Only then did I let out the breath I'd been holding since I'd felt the first wrongness at the stream.
My knees tried to give.
I locked them by sheer habit.
"Thirteen," I whispered to the corpse, or what was left of it. "Stay down."
The Ark hummed weakly in the pommel, back to its tiny, constant sip.
The batteries were empty, but already beginning to refill on their own, faint light flickering in the runes as ambient mana seeped in.
My body didn't have that luxury.
Every movement hurt now.
Shoulder throbbing.
Ribs aching.
Hands numb and raw where aura had failed for a moment under the mono-edge strain.
My vision tunneled in and out.
I turned, half-stumbling, looking for Lyra and Noel.
They were there—against a tree, as I'd left them.
Lyra slumped but breathing, chest rising and falling in shallow, even pulls.
Noel half-sitting, face white, eyes wide, watching me with the expression of someone who had just seen three different kinds of miracle and horror at once.
"You're… insane," he managed.
"Probably," I said.
My voice sounded distant to my own ears.
"Monster?" he asked.
"Dead," I said. "Tell the instructors… no more red flares. Just cleanup."
He made a choked sound that might have been a laugh, might have been a sob.
Figures appeared at the edge of the clearing then—adults in armour and robes, instructors and ward mages, weapons and staves at the ready, scanning for threats.
They'd finally forced their way through whatever interference the thing had been throwing out.
"Over here!" Noel shouted, or tried to. It came out as more of a squeak.
They moved toward us.
Relief hit me harder than any of the monster's blows.
I let the claymore's tip sink into the dirt.

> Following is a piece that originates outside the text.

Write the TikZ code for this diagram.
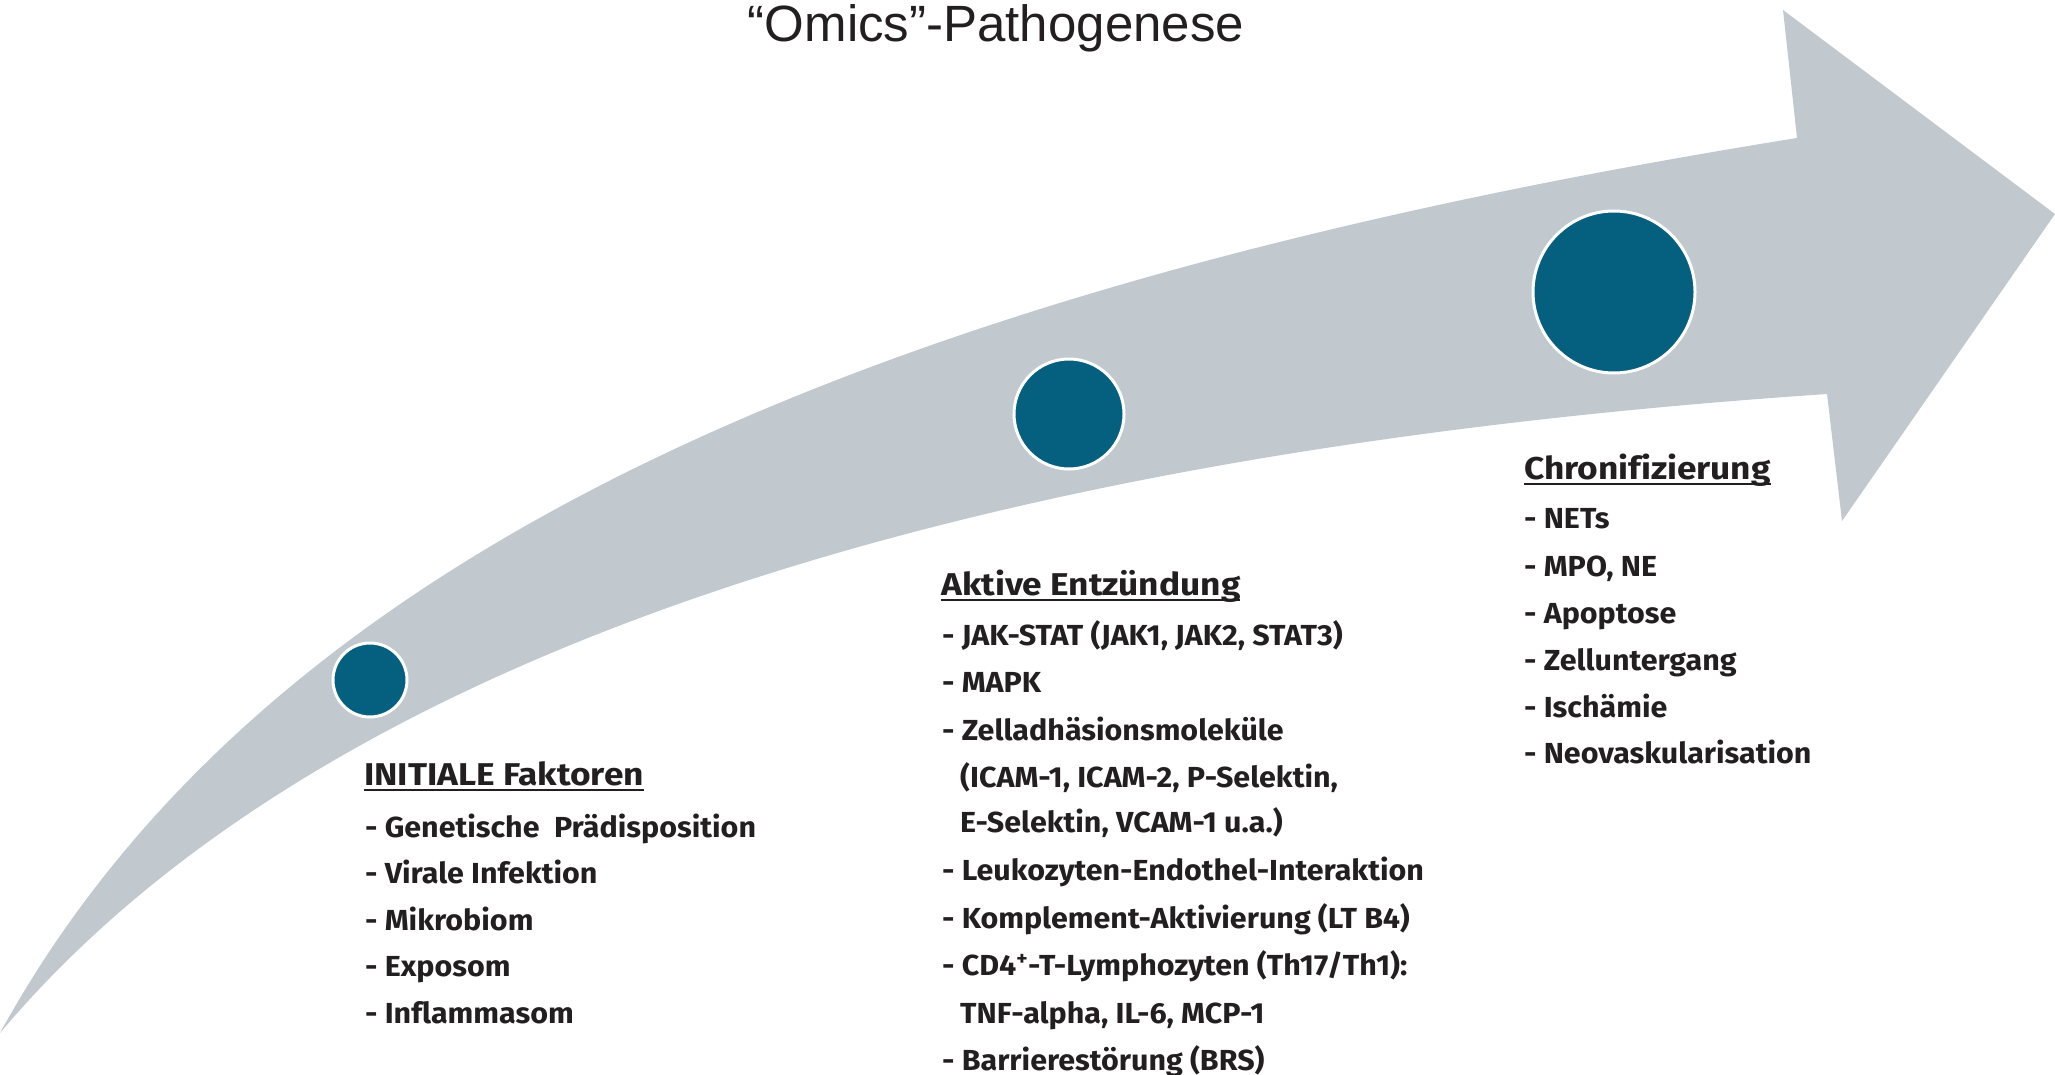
\documentclass[tikz,border=0pt]{standalone}
\usepackage{fontspec}
\newfontfamily\itmfont{Fira Sans}[Ligatures=NoCommon, FakeStretch=1.05]
\newfontfamily\hdrfont{Fira Sans}[Ligatures=NoCommon, FakeStretch=1.12]
\newfontfamily\titlefont{Liberation Sans}
\newcommand{\myul}[1]{\setbox0=\hbox{#1}\rlap{\rule[-5.5pt]{\wd0}{1.8pt}}\box0}
\definecolor{arrowgray}{HTML}{C1C8CE}
\definecolor{dotblue}{HTML}{05607F}
\definecolor{ink}{HTML}{231F20}
\tikzset{
  hdr/.style={anchor=base west, inner sep=0pt, text=ink, font=\hdrfont\bfseries\fontsize{31.5}{36}\selectfont},
  itm/.style={anchor=base west, inner sep=0pt, text=ink, font=\itmfont\bfseries\fontsize{29}{34}\selectfont},
  dot/.style={circle, fill=dotblue, draw=white, line width=3pt, inner sep=0pt},
}
\begin{document}
\begin{tikzpicture}[x=1pt, y=-1pt]
\useasboundingbox (0,0) rectangle (2055,1075);
% curved arrow
\fill[arrowgray] (0,1033) .. controls (260,560) and (850,290) .. (1797,138)
  -- (1783,10) -- (2055,214) -- (1842,521) -- (1827,394)
  .. controls (850,460) and (280,700) .. (0,1033) -- cycle;
% title
\node[anchor=base, inner sep=0pt, text=ink, font=\titlefont\fontsize{51}{60}\selectfont] (title) at (996,42) {“Omics”-Pathogenese};
% dots
\node[dot, minimum size=74pt] (d1) at (370,680) {};
\node[dot, minimum size=110pt] (d2) at (1069,414) {};
\node[dot, minimum size=162pt] (d3) at (1614,292) {};
% INITIALE
\node[hdr] (h1) at (364,785) {\myul{INITIALE Faktoren}};
\node[itm] (i1a) at (365,837) {- Genetische\ \ Prädisposition};
\node[itm] (i1b) at (365,883) {- Virale Infektion};
\node[itm] (i1c) at (365,930) {- Mikrobiom};
\node[itm] (i1d) at (365,976) {- Exposom};
\node[itm] (i1e) at (365,1023) {- Inflammasom};
% Aktive
\node[hdr] (h2) at (941,595) {\myul{Aktive Entzündung}};
\node[itm] (i2a) at (942,645) {- JAK-STAT (JAK1, JAK2, STAT3)};
\node[itm] (i2b) at (942,692) {- MAPK};
\node[itm] (i2c) at (942,740) {- Zelladhäsionsmoleküle};
\node[itm] (i2d) at (960,787) {(ICAM-1, ICAM-2, P-Selektin,};
\node[itm] (i2e) at (960,832) {E-Selektin, VCAM-1 u.a.)};
\node[itm] (i2f) at (942,880) {- Leukozyten-Endothel-Interaktion};
\node[itm] (i2g) at (942,928) {- Komplement-Aktivierung (LT B4)};
\node[itm] (i2h) at (942,975) {- CD4\textsuperscript{+}-T-Lymphozyten (Th17/Th1):};
\node[itm] (i2i) at (960,1023) {TNF-alpha, IL-6, MCP-1};
\node[itm] (i2j) at (942,1070) {- Barrierestörung (BRS)};
% Chronifizierung
\node[hdr] (h3) at (1524,479) {\myul{Chronifizierung}};
\node[itm] (i3a) at (1524,528) {- NETs};
\node[itm] (i3b) at (1524,576) {- MPO, NE};
\node[itm] (i3c) at (1524,623) {- Apoptose};
\node[itm] (i3d) at (1524,670) {- Zelluntergang};
\node[itm] (i3e) at (1524,717) {- Ischämie};
\node[itm] (i3f) at (1524,763) {- Neovaskularisation};
\end{tikzpicture}
\end{document}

My hands slipped from the hilt.
The last thing I felt before the world went black was the faint, familiar hum of the Ark in the pommel against my shoulder, like a heartbeat that wasn't mine.
***
When I woke, there was no forest.
No smell of smoke.
No screaming.
Just white.
A white ceiling, smooth and clean.
White curtains.
White sheets under my fingers.
I blinked.
Turned my head, slowly, because everything else still hurt.
Rows of beds.
Soft light.
The faint clink of glass somewhere out of sight.
Infirmary.
I was alive.
I stared at the ceiling for a long moment, letting that fact settle.
Then I closed my eyes again, just for a second, and breathed.